- Folha de S. Paulo / Ilustríssima
Quando começou a escrever "Ruling the Void" (governando o vácuo), em 2007, o politólogo Peter Mair tocou no ponto nevrálgico da crise que atinge a democracia em todo o mundo. Especialista em política comparada, chegou a uma visão sombria sobre a trajetória dos sistemas partidários nas sociedades contemporâneas.
"A era da democracia de partidos passou. Embora os partidos permaneçam, eles se tornaram tão desconectados da sociedade mais ampla e buscam uma forma de competição tão sem sentido que não parecem mais capazes de sustentar a democracia na sua forma presente", afirmou.
Mair chamava a atenção para um dos problemas cruciais da grande transição que vivemos no século 21, o do esvaziamento da democracia representativa.
Este é o subtítulo que deu a seu ensaio: "Ruling the Void: The Hollowing of Western Democracy" (Verso Books, 2013; governando o vácuo: o esvaziamento da democracia ocidental). Ele trabalhou nesse livro até 2011, quando morreu sem poder completá-lo.
O resultado desse projeto foi publicado postumamente. Nele, o autor examina a mudança na natureza dos partidos políticos e o impacto negativo que isso provoca na permanência, na legitimidade e na efetividade da democracia representativa contemporânea.
Ele vê com preocupação a emergência de uma noção de democracia destituída de seu componente popular e o aumento da desconfiança na política, nos políticos e nos partidos. Esse processo trouxe a própria democracia para a agenda de debates na imprensa e na academia, a ponto de hoje falar-se de seus problemas e dos caminhos para sua revitalização mais do que em qualquer outro momento no passado.

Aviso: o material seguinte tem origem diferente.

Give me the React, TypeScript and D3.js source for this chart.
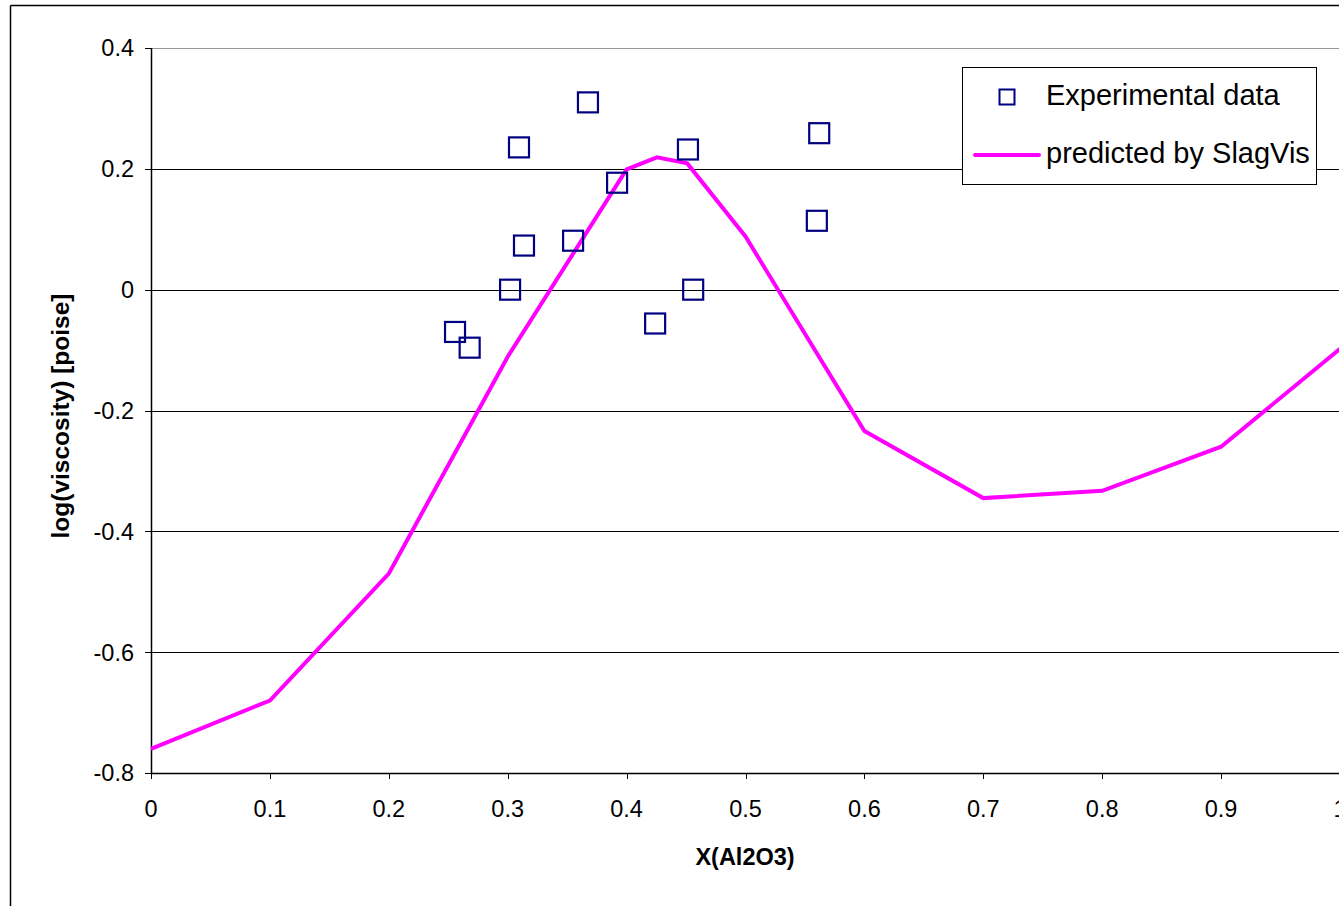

Para Mair, o renovado interesse pelos problemas da democracia revela menos a intenção de revigorá-la, aproximando-a dos cidadãos, e mais o desejo de desencorajar a participação popular.
A crise da representação se agrava com a oligarquização dos partidos, dominados por grupos políticos que se perpetuam no poder e usam a estrutura da sigla não para canalizar demandas e valores das pessoas que pretendem representar, mas como trampolim para outros cargos e posições.
O caso da Lava Jato mostra que, no Brasil, esse controle de cargos também teve por objetivo negociar transações milionárias e ilegais.
Social-democracia
Ao não se sentirem representados, os cidadãos viram as costas para a política e para as agremiações. Dissemina-se o sentimento antipolítica; os eleitores passam a buscar forasteiros –o "não político", o "gestor" e o "magistrado", entre outros– e se afastam cada vez mais da trilha democrática, pela esquerda ou pela direita.
Mair e vários outros críticos dos rumos adotados pela democracia partidária nas últimas décadas atribuem à social-democracia a responsabilidade principal pela crise de representação.
A culpa maior, por assim dizer, seria dos partidos de esquerda e centro-esquerda, que fracassaram em apresentar um paradigma de democracia popular e políticas públicas compatíveis com as transformações da sociedade.